Daily Local News (West Chester, PA)

Man pleads guilty for crash that injured daughter

- By Michael P. Rellahan mrellahan@21st-centurymed­ia.com @ChescoCour­tNews on Twitter

Ronald J. Pooler Jr. had plans that day to take his children to get class supplies in anticipati­on of the new school year, pick up his estranged wife from work, and taker them all to a park where the four kids could play and he and she could talk things out. They never made it. Instead, Pooler flipped his car on the Route 30 Bypass after speeding in and out of traffic. It landed on its roof after crashing into an embankment along the heavily travelled roadway.

More importantl­y, and more tragically, the car landed on top of his 8-year-old daughter, who had been riding, unbuckled, in the rear seat with her siblings. The girl was ejected and wound up underneath the front windshield. Passing motorists who saw the crash were able to lift the car up and drag her from underneath the wreck, according to court documents.

On Thursday, Pooler, a 44-yearold Uwchlan man with a string of minor criminal conviction­s involving drugs and violence dating back to the 1990s, entered a series of guilty pleas stemming from the August 2015 crash. Initially, he had been charged with driving under the influence of controlled substances — specifical­ly fentanyl, a synthetic form of heroin — but those charges were withdrawn by the prosecutio­n.

He pleaded guilty to charges of aggravated assault by vehicle, accidents involving injuries while unlicensed, and endangerin­g the welfare of children. His daughter survived the crash, but was seriously injured. Her three siblings escaped relatively unscathed.

According to Assistant District Attorney Jonathan Harrar, who prosecuted the case, the now 9-year-old girl suffered traumatic brain injury in the crash, and was facially disfigured. She continues to need surgical treatment, he told Common Pleas Judge David

Bortner, who accepted Pooler’s plea.

“She is precluded from ever leading a normal, healthy life,” said Harrar. The girl, whose name not being reported by the Daily Local News, was not in the courtroom for the proceeding.

Pooler, who was accompanie­d by his attorney, Assistant Public Defender David Miller, did not address

the charges against him specifical­ly. He answered Bortner’s questions about his decision to plead guilty, and will be sentenced at a later date when a pre-sentence investigat­ion into his background is completed. That will likely be within 60 days.

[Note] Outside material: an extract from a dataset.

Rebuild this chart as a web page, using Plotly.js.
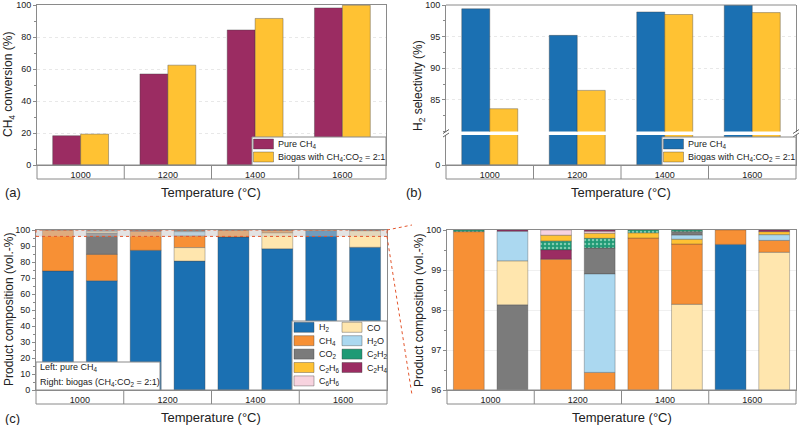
<!DOCTYPE html>
<html><head><meta charset="utf-8">
<script src="https://cdn.plot.ly/plotly-3.0.1.min.js"></script>
<style>html,body{margin:0;padding:0;background:#fff}#chart{width:801px;height:425px}</style>
</head><body><div id="chart"></div>
<script>
// ---------------- data ----------------
const temps = ['1000', '1200', '1400', '1600'];
const seriesNames = ['Pure CH<sub>4</sub>', 'Biogas with CH<sub>4</sub>:CO<sub>2</sub> = 2:1'];
// (a) CH4 conversion (%)
const ch4ConvPure = [18.3, 56.9, 84.4, 98.2];
const ch4ConvBiogas = [19.3, 62.4, 91.6, 99.8];
// (b) H2 selectivity (%)
const h2SelPure = [99.4, 95.2, 98.9, 100.0];
const h2SelBiogas = [83.6, 86.5, 98.5, 98.8];
// (c)/(d) product composition (vol.-%), species order as in legend (column-wise)
const species = ['H2', 'CH4', 'CO2', 'C2H6', 'C6H6', 'CO', 'H2O', 'C2H2', 'C2H4'];
const speciesLabels = ['H<sub>2</sub>', 'CH<sub>4</sub>', 'CO<sub>2</sub>', 'C<sub>2</sub>H<sub>6</sub>', 'C<sub>6</sub>H<sub>6</sub>',
  'CO', 'H<sub>2</sub>O', 'C<sub>2</sub>H<sub>2</sub>', 'C<sub>2</sub>H<sub>4</sub>'];
// pure CH4 feed
const pureH2 = [74.4, 87.3, 95.6, 99.64];
const pureCH4 = [25.56, 11.97, 4.2, 0.36];
const pureCO2 = [0, 0, 0, 0];
const pureC2H6 = [0, 0.15, 0.13, 0];
const pureC6H6 = [0, 0.13, 0, 0];
const pureCO = [0, 0, 0, 0];
const pureH2O = [0, 0, 0, 0];
const pureC2H2 = [0.04, 0.22, 0.07, 0];
const pureC2H4 = [0, 0.23, 0, 0];
// biogas feed
const bioH2 = [68.3, 80.6, 88.3, 89.2];
const bioCH4 = [16.5, 7.44, 1.51, 0.3];
const bioCO2 = [13.33, 0.65, 0.09, 0];
const bioC2H6 = [0, 0.13, 0.12, 0.08];
const bioC6H6 = [0, 0.05, 0, 0];
const bioCO = [1.1, 8.4, 9.84, 10.24];
const bioH2O = [0.74, 2.46, 0.1, 0.14];
const bioC2H2 = [0, 0.24, 0.04, 0];
const bioC2H4 = [0.03, 0.03, 0, 0.04];

const pureVals = [pureH2, pureCH4, pureCO2, pureC2H6, pureC6H6, pureCO, pureH2O, pureC2H2, pureC2H4];
const bioVals = [bioH2, bioCH4, bioCO2, bioC2H6, bioC6H6, bioCO, bioH2O, bioC2H2, bioC2H4];

// ---------------- styles ----------------
const W = 801, H = 425;
const px = x => x / W, py = y => 1 - y / H;
const FONT = 'Liberation Sans, Arial, sans-serif';
const FRAME = '#8a8a8a';
const EDGE = 'rgba(60,60,60,0.55)';
const C_PURE = '#9B2C62', C_BIO = '#FFC233', C_BLUE = '#1B70B2';
const spColors = {H2: '#1B70B2', CH4: '#F79035', CO2: '#7B7B7B', C2H6: '#FFC233', C6H6: '#F7D3DF',
  CO: '#FFE6AE', H2O: '#ABD8F0', C2H2: '#1F9A75', C2H4: '#9B2C62'};

// stack each bar from largest to smallest component
function stackBases(vals) {
  const n = vals[0].length;
  const bases = vals.map(() => new Array(n).fill(0));
  for (let j = 0; j < n; j++) {
    const order = vals.map((v, i) => i).sort((a, b) => (vals[b][j] - vals[a][j]) || (a - b));
    let acc = 0;
    order.forEach(i => { bases[i][j] = acc; acc += vals[i][j]; });
  }
  return bases;
}
const pureBase = stackBases(pureVals);
const bioBase = stackBases(bioVals);

const traces = [];
function pairBars(xa, ya, yA, yB, colA, colB) {
  traces.push({type: 'bar', x: temps, y: yA, xaxis: xa, yaxis: ya, width: 0.32, offset: -0.32,
    marker: {color: colA, line: {color: EDGE, width: 0.7}}, name: seriesNames[0], hoverinfo: 'skip'});
  traces.push({type: 'bar', x: temps, y: yB, xaxis: xa, yaxis: ya, width: 0.32, offset: 0,
    marker: {color: colB, line: {color: EDGE, width: 0.7}}, name: seriesNames[1], hoverinfo: 'skip'});
}
pairBars('x', 'y', ch4ConvPure, ch4ConvBiogas, C_PURE, C_BIO);
pairBars('x2', 'y2', h2SelPure, h2SelBiogas, C_BLUE, C_BIO);
pairBars('x2', 'y3', h2SelPure, h2SelBiogas, C_BLUE, C_BIO);

function compBars(xa, ya) {
  [[pureVals, pureBase, -0.4265], [bioVals, bioBase, 0.0735]].forEach(([vals, bases, off]) => {
    species.forEach((s, i) => {
      const marker = {color: spColors[s], line: {color: EDGE, width: 0.6}};
      if (s === 'C2H2') marker.pattern = {shape: '.', bgcolor: spColors[s], fgcolor: '#7fcdb0', size: 4, solidity: 0.3};
      traces.push({type: 'bar', x: temps, y: vals[i].map(v => v > 0 ? v : null), base: bases[i],
        xaxis: xa, yaxis: ya, width: 0.353, offset: off, name: speciesLabels[i], hoverinfo: 'skip', marker});
    });
  });
}
compBars('x3', 'y4');
compBars('x4', 'y5');

// ---------------- axes ----------------
const tickfont = {size: 9, color: '#222', family: FONT};
function xAx(l, r, anchor, mirror) {
  return {domain: [px(l), px(r)], anchor, type: 'category', range: [-0.5, 3.5], showline: true,
    linecolor: FRAME, linewidth: 1, mirror, ticks: '', showgrid: false, zeroline: false, tickfont,
    ticklabelstandoff: 1, fixedrange: true};
}
function yAx(top, bot, anchor, range, extra) {
  return Object.assign({domain: [py(bot), py(top)], anchor, range, showline: true, linecolor: FRAME,
    linewidth: 1, mirror: true, ticks: 'outside', ticklen: 3, tickcolor: FRAME, tickfont,
    showgrid: true, gridcolor: '#e8e8e8', zeroline: false, fixedrange: true}, extra);
}
const PA = {l: 37, r: 386, t: 5, b: 165};
const PB = {l: 446, r: 796, t: 5, tb: 131.5, bt: 135, b: 165};
const PC = {l: 36, r: 387, t: 230, b: 390};
const PD = {l: 447, r: 796, t: 230, b: 390};

const layout = {
  width: W, height: H, margin: {l: 0, r: 0, t: 0, b: 0}, paper_bgcolor: '#fff', plot_bgcolor: 'rgba(0,0,0,0)',
  showlegend: false, barmode: 'overlay', font: {family: FONT, color: '#222', size: 9},
  xaxis: xAx(PA.l, PA.r, 'y', true),
  yaxis: yAx(PA.t, PA.b, 'x', [0, 100], {dtick: 20, griddash: 'dot',
    minor: {ticks: 'outside', ticklen: 2, tickcolor: FRAME, dtick: 10, showgrid: false}}),
  xaxis2: xAx(PB.l, PB.r, 'y3', false),
  yaxis2: yAx(PB.t, PB.tb, 'x2', [80, 100], {tickvals: [85, 90, 95, 100], griddash: 'dot',
    minor: {ticks: 'outside', ticklen: 2, tickcolor: FRAME, dtick: 2.5, showgrid: false}}),
  yaxis3: yAx(PB.bt, PB.b, 'x2', [0, 10], {tickvals: [0], showgrid: false}),
  xaxis3: xAx(PC.l, PC.r, 'y4', true),
  yaxis4: yAx(PC.t, PC.b, 'x3', [0, 100], {dtick: 10, showgrid: false,
    minor: {ticks: 'outside', ticklen: 2, tickcolor: FRAME, dtick: 5, showgrid: false}}),
  xaxis4: xAx(PD.l, PD.r, 'y5', true),
  yaxis5: yAx(PD.t, PD.b, 'x4', [96, 100], {dtick: 1, gridcolor: '#f0f0f0',
    minor: {ticks: 'outside', ticklen: 2, tickcolor: FRAME, dtick: 0.5, showgrid: false}}),
  shapes: [], annotations: []
};
const shapes = layout.shapes, anns = layout.annotations;

function line(x0, y0, x1, y1, color, width, dash) {
  shapes.push({type: 'line', xref: 'paper', yref: 'paper', x0: px(x0), y0: py(y0), x1: px(x1), y1: py(y1),
    line: {color: color || FRAME, width: width || 1, dash: dash || 'solid'}});
}
function rect(x0, y0, x1, y1, fill, lc, lw) {
  shapes.push({type: 'rect', xref: 'paper', yref: 'paper', x0: px(x0), y0: py(y0), x1: px(x1), y1: py(y1),
    fillcolor: fill || 'rgba(0,0,0,0)', line: {color: lc || FRAME, width: lw === undefined ? 1 : lw}});
}
function text(x, y, t, opts) {
  anns.push(Object.assign({xref: 'paper', yref: 'paper', x: px(x), y: py(y), text: t, showarrow: false,
    xanchor: 'center', yanchor: 'middle', font: {family: FONT, size: 9, color: '#222'}}, opts || {}));
}

// category rows under each panel
function catBox(P, xa) {
  rect(P.l, P.b, P.r, P.b + 14, null, FRAME, 1);
  for (let i = 0; i < temps.length - 1; i++) {
    shapes.push({type: 'line', xref: xa, yref: 'paper', x0: i + 0.5, x1: i + 0.5, y0: py(P.b), y1: py(P.b + 14),
      line: {color: FRAME, width: 1}});
  }
}
catBox(PA, 'x'); catBox(PB, 'x2'); catBox(PC, 'x3'); catBox(PD, 'x4');

// panel (b) top frame and axis break marks
line(PB.l, PB.t, PB.r, PB.t);
[PB.l, PB.r].forEach(x => {
  line(x - 3, PB.tb + 2, x + 3, PB.tb - 2, '#666', 1);
  line(x - 3, PB.bt + 2, x + 3, PB.bt - 2, '#666', 1);
});

// series legends (a) and (b)
function pairLegend(P, colA) {
  const L = P.r - 134;
  rect(L, 137, P.r, 165, '#fff', FRAME, 1);
  rect(L + 1.5, 139, L + 21.5, 149, colA, EDGE, 0.7);
  rect(L + 1.5, 152, L + 21.5, 162, C_BIO, EDGE, 0.7);
  text(L + 24, 144, seriesNames[0], {xanchor: 'left'});
  text(L + 24, 157, seriesNames[1], {xanchor: 'left'});
}
pairLegend(PA, C_PURE);
pairLegend(PB, C_BLUE);

// zoom box in (c) and connectors to (d)
const yc = v => PC.b - (PC.b - PC.t) * v / 100;
shapes.push({type: 'rect', xref: 'x3 domain', yref: 'y4', x0: 0, x1: 1, y0: 96, y1: 100,
  fillcolor: 'rgba(200,200,200,0.5)', line: {color: '#E4572E', width: 1, dash: 'dot'}});
line(PC.r, yc(100), PD.l - 35, PD.t - 5, '#E4572E', 1, 'dot');
line(PC.r, yc(96), PD.l - 35, PD.b + 5, '#E4572E', 1, 'dot');

// species legend (c)
rect(292, 321, PC.r, PC.b, '#fff', FRAME, 1);
species.forEach((s, i) => {
  const col = i < 5 ? 0 : 1, row = i < 5 ? i : i - 5;
  const x0 = col === 0 ? 294 : 342, yMid = 327.3 + row * 13.4;
  rect(x0, yMid - 5, x0 + 20, yMid + 5, spColors[s], EDGE, 0.7);
  text(x0 + 23, yMid + 0.5, speciesLabels[i], {xanchor: 'left'});
});
// note box (c)
rect(PC.l, 362, 160, PC.b, '#fff', FRAME, 1);
text(38, 367.5, 'Left: pure CH<sub>4</sub>', {xanchor: 'left'});
text(38, 382, 'Right: biogas (CH<sub>4</sub>:CO<sub>2</sub> = 2:1)', {xanchor: 'left'});

// axis titles and panel labels
const tf = {family: FONT, size: 12, color: '#222'};
text(9, (PA.t + PA.b) / 2, 'CH<sub>4</sub> conversion (%)', {textangle: -90, font: tf});
text(419, (PB.t + PB.b) / 2, 'H<sub>2</sub> selectivity (%)', {textangle: -90, font: tf});
text(9, (PC.t + PC.b) / 2, 'Product composition (vol.-%)', {textangle: -90, font: tf});
text(419, (PD.t + PD.b) / 2, 'Product composition (vol.-%)', {textangle: -90, font: tf});
const xf = {family: FONT, size: 13, color: '#222'};
text((PA.l + PA.r) / 2, 192, 'Temperature (°C)', {font: xf});
text((PB.l + PB.r) / 2, 192, 'Temperature (°C)', {font: xf});
text((PC.l + PC.r) / 2, 417, 'Temperature (°C)', {font: xf});
text((PD.l + PD.r) / 2, 417, 'Temperature (°C)', {font: xf});
text(3, 192, '(a)', {xanchor: 'left', font: xf});
text(404, 192, '(b)', {xanchor: 'left', font: xf});
text(3, 418, '(c)', {xanchor: 'left', font: xf});

Plotly.newPlot('chart', traces, layout, {staticPlot: true, displayModeBar: false});
</script></body></html>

According to the descriptio­n of the crash given by Harrar, and a detailed criminal complaint filed by state police Trooper Kory Wardrop, who investigat­ed the scene, Pooler was driving westbound on Route 30 in Caln about 5:10 p.m. on Aug.

16, 2015, when he lost control of his 2002 Acura RSX.

Motorists later told troopers that they had seen the Acura driving fast and passing them on the left-hand side. They said the car went out of control, began spinning, and struck a Cadillac in the rear before veering into the right-hand side embankment. Harrar said the accident investigat­ion showed Pooler was traveling about 72 to 77 miles per hour in the 55-mph zone.

When Wardrop and another trooper spoke to Pooler at the scene after his

daughter had been taken to the hospital in an ambulance, he told them that he had been on his way to pick up his wife at her work. He said that the children — ages 10, 8, 7, and 6 — were all in the back seat, but that none of them were in car seats.

Pooler claimed that he had lost control of the car when another motorist cut in front of him and he had to swerve to get out of its way. No other motorist who witnessed the crash, however, reported seeing a car cut the Acura off.

During the interview at the scene, Pooler complained of having a dry mouth. Asked if he had smoked marijuana, he said he had done so a few days before, but that he had not taken any harder drugs. He said the last time he drank had been the night before, when he shared a hard cider with his father.

When Pooler was asked to perform field sobriety tests, he showed signs of impairment, Wardrop said in his complaint. At Brandywine Hospital, where he was taken following the

crash, Pooler admitted that he had used heroin recently, after detoxing in prison. The blood tests ultimately showed that he had fentanyl in his system.

A recent U.S. Supreme Court ruling declared the results of those blood tests performed on motorists like Pooler as inadmissib­le.

Pooler is being held in Chester County Prison while he awaits sentencing.